In order to be a member of my email community, I request that you ask me a question, specifically “Your #1 burning question about loving happily ever after” (and if you aren’t a member, why NOT?? Join NOW!!—-> )
I get A LOT of questions.
I get A LOT of the SAME questions.
A question that comes in often (or a variation of it) is “How can we keep our love alive?”
“How can I keep her interested?”
“How do I keep from getting bored?” “How do we keep the fireworks going?”
You get the picture, and even though my email community is mostly women, the above questions were submitted by men. So, Guys, this one is for you, and Ladies…please read and if this message resonates with you please leave a comment below!
My question to anyone that is asking this (and yes, my Dad told me it was sneaky and not very diplomatic to answer questions with questions but Hey, I’m a coach, I ask questions), is this:
What did you do to attract her in the first place?
Recently I heard someone say, “Back when I was wooing her…” As if it was a phase that had ended. I quickly interjected that when a man stops wooing a woman he will begin the process of losing her.
Harsh words. I know. But here is the thing, wooing a woman is like an internship.
My son’s first job began as a bar back in a sushi restaurant. That’s really dirty work, first to get to work, last to leave, hauling heavy boxes of bottles and cleaning nasty floors. He dreamed of being a sushi chef.
The managers laughed, until he offered to work for free. Then the negotiations began.
My son offered to work for free until he learned how to make sushi that passed the owner’s inspection, however long that took. He was wooing them. He worked hard. On his day off he would come home from the grocery with what seemed like a hundred cucumbers and he would practice peeling them paper thin over and over. He worked nearly a year for free. He made sure his sushi was not only delicious but beautiful. And now…

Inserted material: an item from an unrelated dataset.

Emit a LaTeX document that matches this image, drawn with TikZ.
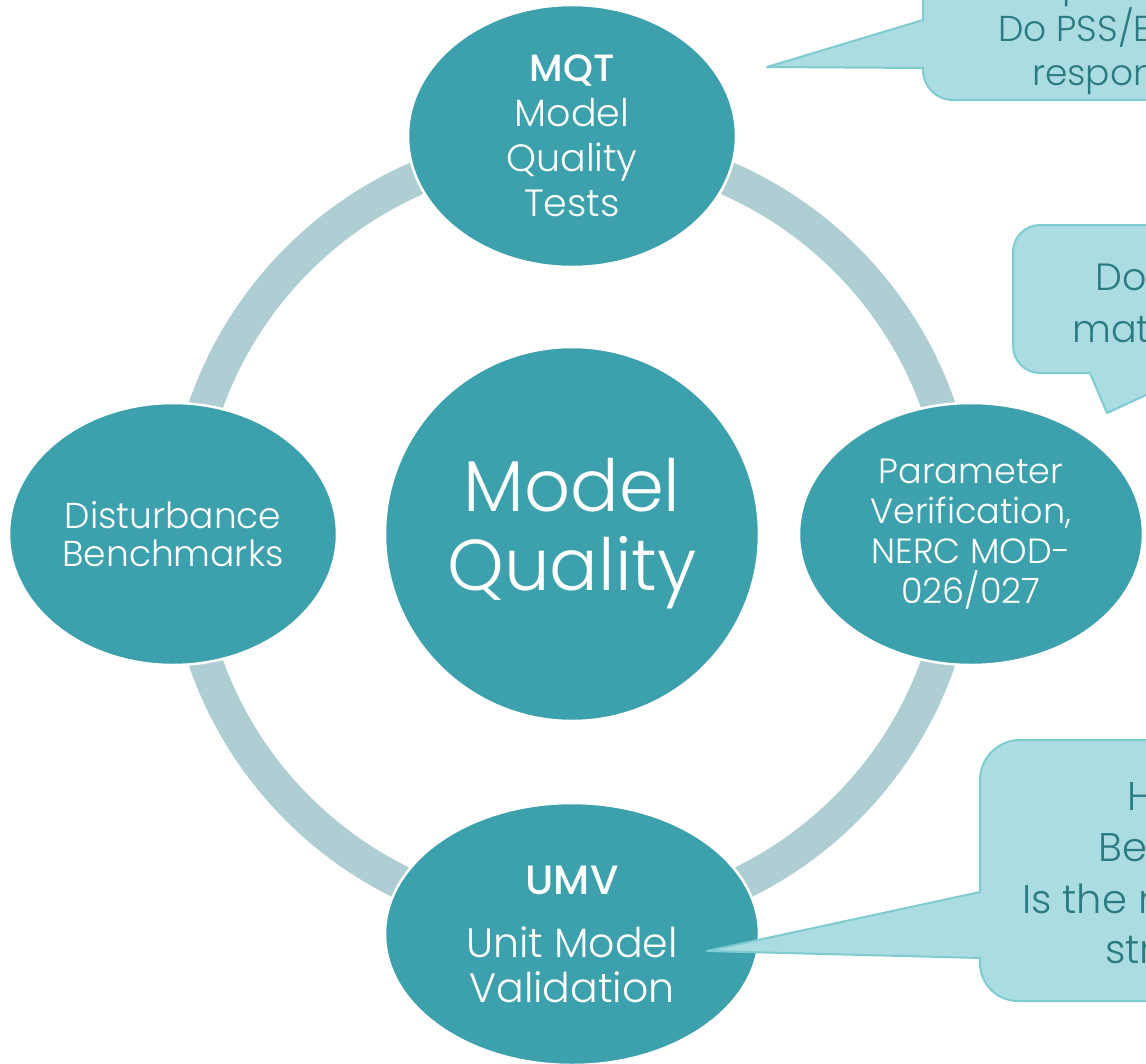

Now he makes some of the best sushi in the city and he gets paid to do it. He won them over. He still works for them, he still works hard. He still makes delicious and beautiful sushi.
But what do you think would have happened if he would have worked hard during that internship, impressed the owners, got the paid position, and then became a sub-par sushi chef, only showing up some of the time, or making sushi that was sloppy or unappetizing?
Do you see the parallel? When a man is wooing a woman he shows up, he works hard, he treats her with respect and honor, he compliments her, he sends her sweet messages when they are apart, he buys her romantic gifts, he dresses nice, he smells nice, he sends her flowers, he makes her laugh, he opens doors for her, he really listens to her, he is polite and charming because he is making a serious effort to win her.
And it works.
Why does this work?
Because she is thinking OH MY GOD this is the kind of guy I want to be with forever!
She is then willing to do just about anything for him. She wants to give him her heart, her body, her mind, her gifts, her love, her truth, her devotion, her whole self.
And she will, because she has been “sold” on him. She is “buying” what he’s “selling”.
And when he stops delivering it is painful.
So, how do you keep her interested? How do you rekindle the fire? How do you keep from getting bored? Just do what you did in the first place. She’ll thank you for it.